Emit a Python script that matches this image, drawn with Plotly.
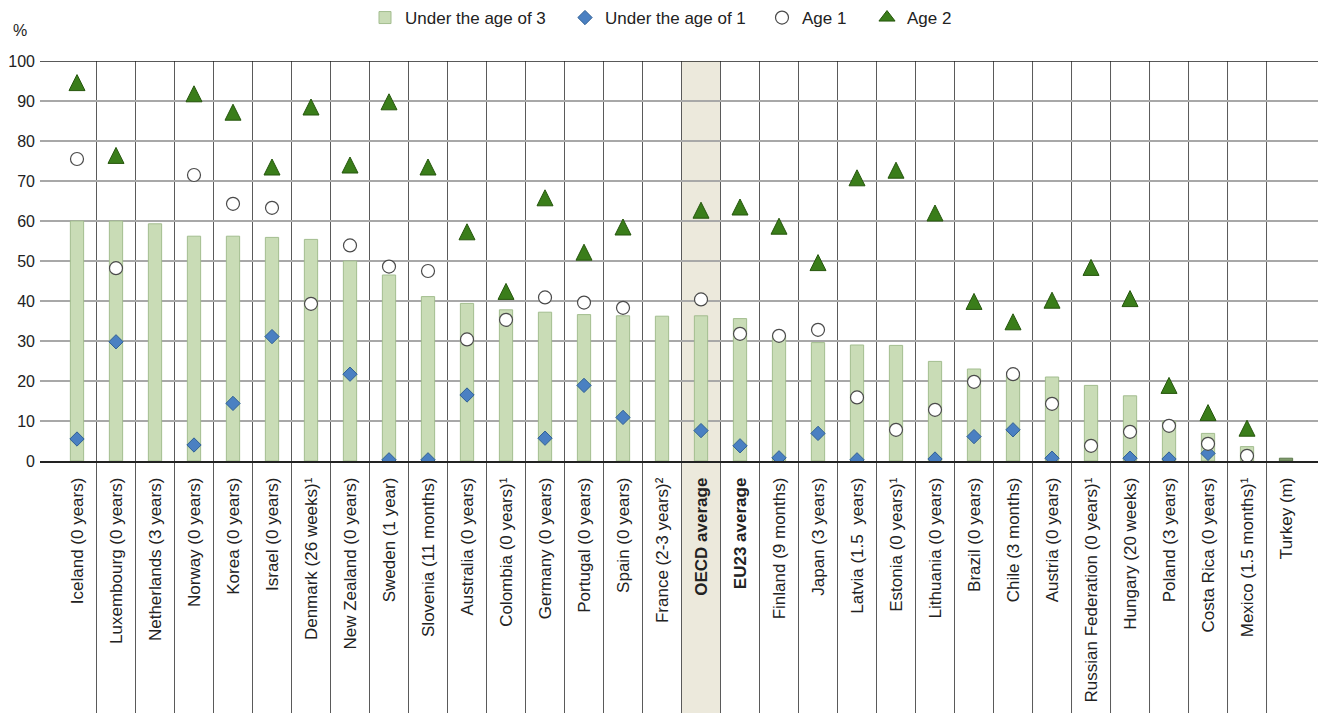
import plotly.graph_objects as go

categories = [
    "Iceland (0 years)", "Luxembourg (0 years)", "Netherlands (3 years)", "Norway (0 years)",
    "Korea (0 years)", "Israel (0 years)", "Denmark (26 weeks)¹", "New Zealand (0 years)",
    "Sweden (1 year)", "Slovenia (11 months)", "Australia (0 years)", "Colombia (0 years)¹",
    "Germany (0 years)", "Portugal (0 years)", "Spain (0 years)", "France (2-3 years)²",
    "OECD average", "EU23 average", "Finland (9 months)", "Japan (3 years)",
    "Latvia (1.5  years)", "Estonia (0 years)¹", "Lithuania (0 years)", "Brazil (0 years)",
    "Chile (3 months)", "Austria (0 years)", "Russian Federation (0 years)¹", "Hungary (20 weeks)",
    "Poland (3 years)", "Costa Rica (0 years)", "Mexico (1.5 months)¹", "Turkey (m)",
]
bold_categories = ["OECD average", "EU23 average"]

under3 = [60.0, 60.0, 59.3, 56.2, 56.2, 55.9, 55.4, 50.0, 46.5, 41.1, 39.4, 37.8, 37.2, 36.6, 36.3, 36.2,
          36.3, 35.6, 31.2, 29.6, 29.0, 28.9, 24.9, 23.0, 21.5, 21.0, 18.9, 16.3, 10.0, 6.9, 3.6, 0.7]
under1 = [5.5, 29.8, None, 4.0, 14.4, 31.1, None, 21.7, 0.3, 0.3, 16.5, None, 5.7, 18.9, 10.9, None,
          7.6, 3.8, 0.8, 6.9, 0.3, None, 0.5, 6.1, 7.8, 0.7, None, 0.7, 0.5, 1.9, None, None]
age1 = [75.5, 48.2, None, 71.5, 64.3, 63.3, 39.3, 53.9, 48.6, 47.5, 30.4, 35.3, 40.9, 39.6, 38.3, None,
        40.4, 31.8, 31.3, 32.8, 15.9, 7.8, 12.8, 19.8, 21.7, 14.3, 3.8, 7.3, 8.8, 4.3, 1.3, None]
age2 = [94.6, 76.4, None, 91.8, 87.2, 73.5, 88.5, 74.0, 89.8, 73.5, 57.3, 42.4, 65.8, 52.2, 58.5, None,
        62.7, 63.5, 58.7, 49.6, 70.8, 72.7, 62.0, 39.9, 34.8, 40.2, 48.4, 40.6, 18.9, 12.1, 8.2, None]

y_ticks = [0, 10, 20, 30, 40, 50, 60, 70, 80, 90, 100]

FONT = "Liberation Sans, Arial, sans-serif"
TXT = "#222222"

W, H = 1324, 713
ML, MR, MT, MB = 40, 6, 61, 252
PW, PH = W - ML - MR, H - MT - MB

def px_x(p):
    return (p - ML) / PW

def px_y(p):
    return (H - MB - p) / PH

tick_text = [f"<b>{c}</b>" if c in bold_categories else c for c in categories]
bar_colors = ["#7f9a6c" if c == "Turkey (m)" else "#c9dcb6" for c in categories]
bar_lines = ["#5f7a4e" if c == "Turkey (m)" else "#a3bd8f" for c in categories]

TRI_SIZE = 16
TRI_FILL, TRI_LINE = "#3a7d1a", "#25560c"
# arrow-up markers have their apex on the data point; an overlaid axis offset by half
# the marker height centres each triangle on its value
tri_offset = (TRI_SIZE / 2) * 100 / PH

fig = go.Figure()
fig.add_trace(go.Bar(
    x=categories, y=under3, name="Under the age of 3", width=0.34, legend="legend",
    marker=dict(color=bar_colors, line=dict(color=bar_lines, width=1)),
))
fig.add_trace(go.Scatter(
    x=categories, y=under1, name="Under the age of 1", mode="markers", legend="legend2",
    marker=dict(symbol="diamond", size=11, color="#4a80c2", line=dict(color="#2f5f95", width=1)),
))
fig.add_trace(go.Scatter(
    x=categories, y=age1, name="Age 1", mode="markers", legend="legend3",
    marker=dict(symbol="circle", size=13, color="white", line=dict(color="#4a4a4a", width=1.2)),
))
fig.add_trace(go.Scatter(
    x=categories, y=age2, name="Age 2", mode="markers", yaxis="y2", showlegend=False,
    marker=dict(symbol="arrow-up", size=TRI_SIZE, color=TRI_FILL, line=dict(color=TRI_LINE, width=1)),
))
# legend entry for Age 2
fig.add_trace(go.Scatter(
    x=[None], y=[None], name="Age 2", mode="markers", legend="legend4",
    marker=dict(symbol="triangle-up", size=14, color=TRI_FILL, line=dict(color=TRI_LINE, width=1)),
))

n = len(categories)
bottom_paper = -MB / PH
shapes = []
oecd_idx = categories.index("OECD average")
shapes.append(dict(type="rect", xref="x", yref="paper", x0=oecd_idx - 0.5, x1=oecd_idx + 0.5,
                   y0=bottom_paper, y1=1, fillcolor="#ece9dc", line=dict(width=0), layer="below"))
for i in range(n - 1):
    shapes.append(dict(type="line", xref="x", yref="paper", x0=i + 0.5, x1=i + 0.5,
                       y0=bottom_paper, y1=1, line=dict(color="#5a5a5a", width=1), layer="below"))
shapes.append(dict(type="line", xref="paper", yref="y", x0=0, x1=1, y0=100, y1=100,
                   line=dict(color="#222222", width=1.6), layer="above"))

legend_font = dict(family=FONT, size=17, color=TXT)
def leg(text_start_px):
    return dict(orientation="h", x=px_x(text_start_px - 38), xanchor="left",
                y=px_y(18), yanchor="middle", font=legend_font, itemwidth=30,
                bgcolor="rgba(0,0,0,0)", borderwidth=0)

fig.update_layout(
    width=W, height=H,
    margin=dict(l=ML, r=MR, t=MT, b=MB, autoexpand=False),
    paper_bgcolor="white", plot_bgcolor="white",
    font=dict(family=FONT, size=17, color=TXT),
    shapes=shapes,
    showlegend=True,
    legend=leg(403), legend2=leg(603), legend3=leg(800), legend4=leg(905),
    annotations=[dict(text="%", xref="paper", yref="paper", x=px_x(20), y=px_y(30),
                      xanchor="center", yanchor="middle", showarrow=False,
                      font=dict(family=FONT, size=16, color=TXT))],
    yaxis2=dict(overlaying="y", range=[-tri_offset, 100 - tri_offset], visible=False,
                showgrid=False, zeroline=False, automargin=False),
)
fig.update_xaxes(
    type="category", range=[-0.9487, 31.82], tickvals=categories, ticktext=tick_text,
    tickangle=-90, showgrid=False, zeroline=False, showline=True, linecolor="#222222", linewidth=1.6,
    ticks="", ticklabelstandoff=8, automargin=False, tickfont=dict(family=FONT, size=17, color=TXT),
)
fig.layout.yaxis.update(
    range=[0, 100], tickvals=y_ticks, showgrid=True, gridcolor="#a8a8a8", gridwidth=1.5,
    zeroline=False, showline=False, ticks="", ticklabelstandoff=4, automargin=False,
    tickfont=dict(family=FONT, size=16, color=TXT),
)

fig.write_html("out.html", config={"displayModeBar": False},
               post_script="document.body.style.margin='0';")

- WHAT YOU NEED TO DO -
Exactly as written, please give again the lines from the beginning of the listing through the line containing "import plotly.graph_objects as go", inclusive, without any pictures.

- COMPLETE RESPONSE -
Emit a Python script that matches this image, drawn with Plotly.
import plotly.graph_objects as go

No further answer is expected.